> REQUEST:
Copy the data that follows exactly. Include no pictures.

> SOURCE MATERIAL:
===

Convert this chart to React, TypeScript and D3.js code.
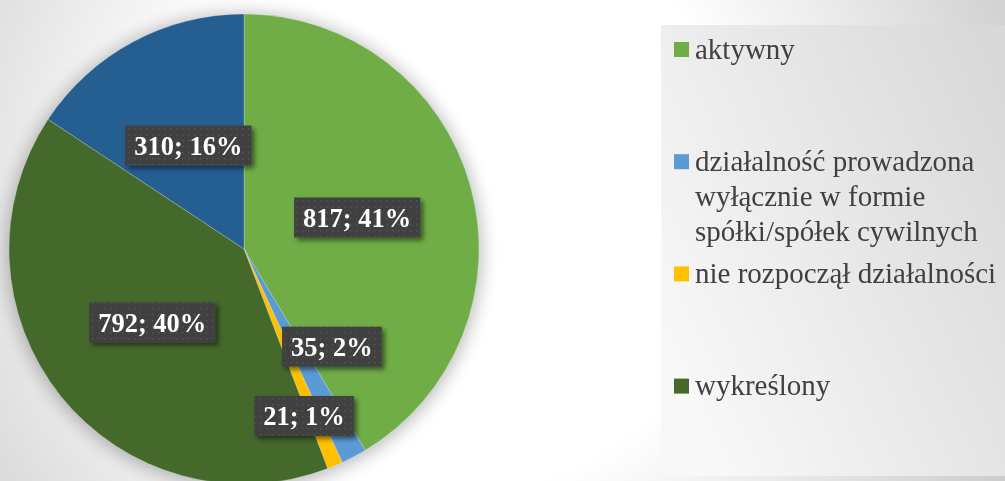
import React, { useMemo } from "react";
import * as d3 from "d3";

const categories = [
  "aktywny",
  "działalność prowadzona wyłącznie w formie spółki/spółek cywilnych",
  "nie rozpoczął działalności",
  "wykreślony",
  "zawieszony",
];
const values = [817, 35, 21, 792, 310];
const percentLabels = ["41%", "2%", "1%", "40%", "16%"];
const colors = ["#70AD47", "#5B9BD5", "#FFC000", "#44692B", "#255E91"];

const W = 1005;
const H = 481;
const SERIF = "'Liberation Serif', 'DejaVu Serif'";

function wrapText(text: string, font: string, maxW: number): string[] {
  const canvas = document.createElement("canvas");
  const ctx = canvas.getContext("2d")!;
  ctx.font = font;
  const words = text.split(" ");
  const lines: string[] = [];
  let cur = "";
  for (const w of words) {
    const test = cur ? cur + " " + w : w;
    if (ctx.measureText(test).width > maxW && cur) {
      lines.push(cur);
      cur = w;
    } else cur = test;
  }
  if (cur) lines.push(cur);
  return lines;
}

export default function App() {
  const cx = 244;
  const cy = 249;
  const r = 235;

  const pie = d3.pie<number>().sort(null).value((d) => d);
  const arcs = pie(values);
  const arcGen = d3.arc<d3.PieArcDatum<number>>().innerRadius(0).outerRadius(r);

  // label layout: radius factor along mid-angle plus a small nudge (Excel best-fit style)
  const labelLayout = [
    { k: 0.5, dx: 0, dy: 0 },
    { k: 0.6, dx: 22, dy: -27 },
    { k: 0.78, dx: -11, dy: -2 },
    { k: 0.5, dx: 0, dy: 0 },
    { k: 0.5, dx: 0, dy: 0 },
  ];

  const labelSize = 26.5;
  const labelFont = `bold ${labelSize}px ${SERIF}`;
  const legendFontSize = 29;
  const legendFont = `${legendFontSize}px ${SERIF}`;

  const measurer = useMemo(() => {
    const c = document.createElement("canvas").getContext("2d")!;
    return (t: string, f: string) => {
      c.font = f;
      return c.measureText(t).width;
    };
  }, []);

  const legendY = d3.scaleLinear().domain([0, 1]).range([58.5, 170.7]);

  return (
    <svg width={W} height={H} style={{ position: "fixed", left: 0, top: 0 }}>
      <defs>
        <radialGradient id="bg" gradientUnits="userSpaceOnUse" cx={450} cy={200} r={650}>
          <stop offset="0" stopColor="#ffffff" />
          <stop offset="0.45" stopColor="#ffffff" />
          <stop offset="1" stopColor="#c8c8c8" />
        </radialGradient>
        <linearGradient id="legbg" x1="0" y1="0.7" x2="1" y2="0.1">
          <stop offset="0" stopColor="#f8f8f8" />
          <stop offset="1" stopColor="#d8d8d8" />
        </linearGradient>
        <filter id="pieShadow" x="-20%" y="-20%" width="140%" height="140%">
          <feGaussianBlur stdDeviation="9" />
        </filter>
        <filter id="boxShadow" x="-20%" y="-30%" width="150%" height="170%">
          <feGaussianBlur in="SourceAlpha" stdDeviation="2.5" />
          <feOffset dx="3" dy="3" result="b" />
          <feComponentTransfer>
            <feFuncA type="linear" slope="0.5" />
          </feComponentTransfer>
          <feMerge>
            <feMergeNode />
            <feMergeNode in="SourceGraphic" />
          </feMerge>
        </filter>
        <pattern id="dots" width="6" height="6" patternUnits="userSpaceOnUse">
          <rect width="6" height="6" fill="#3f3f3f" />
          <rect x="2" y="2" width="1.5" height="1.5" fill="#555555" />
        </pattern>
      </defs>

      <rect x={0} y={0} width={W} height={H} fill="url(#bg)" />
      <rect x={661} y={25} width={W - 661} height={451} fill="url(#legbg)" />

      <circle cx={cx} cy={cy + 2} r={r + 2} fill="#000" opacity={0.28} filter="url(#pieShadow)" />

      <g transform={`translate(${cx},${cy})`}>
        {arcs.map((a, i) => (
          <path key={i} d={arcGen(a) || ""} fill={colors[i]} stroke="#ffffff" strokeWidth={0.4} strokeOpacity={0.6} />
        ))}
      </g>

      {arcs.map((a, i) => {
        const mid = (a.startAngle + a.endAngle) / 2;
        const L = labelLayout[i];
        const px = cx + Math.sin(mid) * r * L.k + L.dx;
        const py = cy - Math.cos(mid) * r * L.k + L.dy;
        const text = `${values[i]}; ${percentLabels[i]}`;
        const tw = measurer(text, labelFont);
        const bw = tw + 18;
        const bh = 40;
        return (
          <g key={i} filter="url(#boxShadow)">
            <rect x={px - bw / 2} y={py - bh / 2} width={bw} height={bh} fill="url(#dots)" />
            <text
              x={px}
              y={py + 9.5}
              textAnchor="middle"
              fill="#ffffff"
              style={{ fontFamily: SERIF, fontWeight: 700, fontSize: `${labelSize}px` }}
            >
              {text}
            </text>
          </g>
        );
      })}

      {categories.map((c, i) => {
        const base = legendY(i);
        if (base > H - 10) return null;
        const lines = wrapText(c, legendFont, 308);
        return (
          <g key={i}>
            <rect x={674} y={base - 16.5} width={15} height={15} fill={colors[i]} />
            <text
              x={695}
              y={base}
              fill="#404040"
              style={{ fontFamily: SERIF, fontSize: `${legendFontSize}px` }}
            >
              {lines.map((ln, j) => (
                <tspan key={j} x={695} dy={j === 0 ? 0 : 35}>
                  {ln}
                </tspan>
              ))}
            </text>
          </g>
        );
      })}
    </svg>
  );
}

===

> CORRECT OUTPUT:
Convert this chart to React, TypeScript and D3.js code.
import React, { useMemo } from "react";
import * as d3 from "d3";

const categories = [
  "aktywny",
  "działalność prowadzona wyłącznie w formie spółki/spółek cywilnych",
  "nie rozpoczął działalności",
  "wykreślony",
  "zawieszony",
];
const values = [817, 35, 21, 792, 310];
const percentLabels = ["41%", "2%", "1%", "40%", "16%"];
const colors = ["#70AD47", "#5B9BD5", "#FFC000", "#44692B", "#255E91"];

const W = 1005;
const H = 481;
const SERIF = "'Liberation Serif', 'DejaVu Serif'";

function wrapText(text: string, font: string, maxW: number): string[] {
  const canvas = document.createElement("canvas");
  const ctx = canvas.getContext("2d")!;
  ctx.font = font;
  const words = text.split(" ");
  const lines: string[] = [];
  let cur = "";
  for (const w of words) {
    const test = cur ? cur + " " + w : w;
    if (ctx.measureText(test).width > maxW && cur) {
      lines.push(cur);
      cur = w;
    } else cur = test;
  }
  if (cur) lines.push(cur);
  return lines;
}

export default function App() {
  const cx = 244;
  const cy = 249;
  const r = 235;

  const pie = d3.pie<number>().sort(null).value((d) => d);
  const arcs = pie(values);
  const arcGen = d3.arc<d3.PieArcDatum<number>>().innerRadius(0).outerRadius(r);

  // label layout: radius factor along mid-angle plus a small nudge (Excel best-fit style)
  const labelLayout = [
    { k: 0.5, dx: 0, dy: 0 },
    { k: 0.6, dx: 22, dy: -27 },
    { k: 0.78, dx: -11, dy: -2 },
    { k: 0.5, dx: 0, dy: 0 },
    { k: 0.5, dx: 0, dy: 0 },
  ];

  const labelSize = 26.5;
  const labelFont = `bold ${labelSize}px ${SERIF}`;
  const legendFontSize = 29;
  const legendFont = `${legendFontSize}px ${SERIF}`;

  const measurer = useMemo(() => {
    const c = document.createElement("canvas").getContext("2d")!;
    return (t: string, f: string) => {
      c.font = f;
      return c.measureText(t).width;
    };
  }, []);

  const legendY = d3.scaleLinear().domain([0, 1]).range([58.5, 170.7]);

  return (
    <svg width={W} height={H} style={{ position: "fixed", left: 0, top: 0 }}>
      <defs>
        <radialGradient id="bg" gradientUnits="userSpaceOnUse" cx={450} cy={200} r={650}>
          <stop offset="0" stopColor="#ffffff" />
          <stop offset="0.45" stopColor="#ffffff" />
          <stop offset="1" stopColor="#c8c8c8" />
        </radialGradient>
        <linearGradient id="legbg" x1="0" y1="0.7" x2="1" y2="0.1">
          <stop offset="0" stopColor="#f8f8f8" />
          <stop offset="1" stopColor="#d8d8d8" />
        </linearGradient>
        <filter id="pieShadow" x="-20%" y="-20%" width="140%" height="140%">
          <feGaussianBlur stdDeviation="9" />
        </filter>
        <filter id="boxShadow" x="-20%" y="-30%" width="150%" height="170%">
          <feGaussianBlur in="SourceAlpha" stdDeviation="2.5" />
          <feOffset dx="3" dy="3" result="b" />
          <feComponentTransfer>
            <feFuncA type="linear" slope="0.5" />
          </feComponentTransfer>
          <feMerge>
            <feMergeNode />
            <feMergeNode in="SourceGraphic" />
          </feMerge>
        </filter>
        <pattern id="dots" width="6" height="6" patternUnits="userSpaceOnUse">
          <rect width="6" height="6" fill="#3f3f3f" />
          <rect x="2" y="2" width="1.5" height="1.5" fill="#555555" />
        </pattern>
      </defs>

      <rect x={0} y={0} width={W} height={H} fill="url(#bg)" />
      <rect x={661} y={25} width={W - 661} height={451} fill="url(#legbg)" />

      <circle cx={cx} cy={cy + 2} r={r + 2} fill="#000" opacity={0.28} filter="url(#pieShadow)" />

      <g transform={`translate(${cx},${cy})`}>
        {arcs.map((a, i) => (
          <path key={i} d={arcGen(a) || ""} fill={colors[i]} stroke="#ffffff" strokeWidth={0.4} strokeOpacity={0.6} />
        ))}
      </g>

      {arcs.map((a, i) => {
        const mid = (a.startAngle + a.endAngle) / 2;
        const L = labelLayout[i];
        const px = cx + Math.sin(mid) * r * L.k + L.dx;
        const py = cy - Math.cos(mid) * r * L.k + L.dy;
        const text = `${values[i]}; ${percentLabels[i]}`;
        const tw = measurer(text, labelFont);
        const bw = tw + 18;
        const bh = 40;
        return (
          <g key={i} filter="url(#boxShadow)">
            <rect x={px - bw / 2} y={py - bh / 2} width={bw} height={bh} fill="url(#dots)" />
            <text
              x={px}
              y={py + 9.5}
              textAnchor="middle"
              fill="#ffffff"
              style={{ fontFamily: SERIF, fontWeight: 700, fontSize: `${labelSize}px` }}
            >
              {text}
            </text>
          </g>
        );
      })}

      {categories.map((c, i) => {
        const base = legendY(i);
        if (base > H - 10) return null;
        const lines = wrapText(c, legendFont, 308);
        return (
          <g key={i}>
            <rect x={674} y={base - 16.5} width={15} height={15} fill={colors[i]} />
            <text
              x={695}
              y={base}
              fill="#404040"
              style={{ fontFamily: SERIF, fontSize: `${legendFontSize}px` }}
            >
              {lines.map((ln, j) => (
                <tspan key={j} x={695} dy={j === 0 ? 0 : 35}>
                  {ln}
                </tspan>
              ))}
            </text>
          </g>
        );
      })}
    </svg>
  );
}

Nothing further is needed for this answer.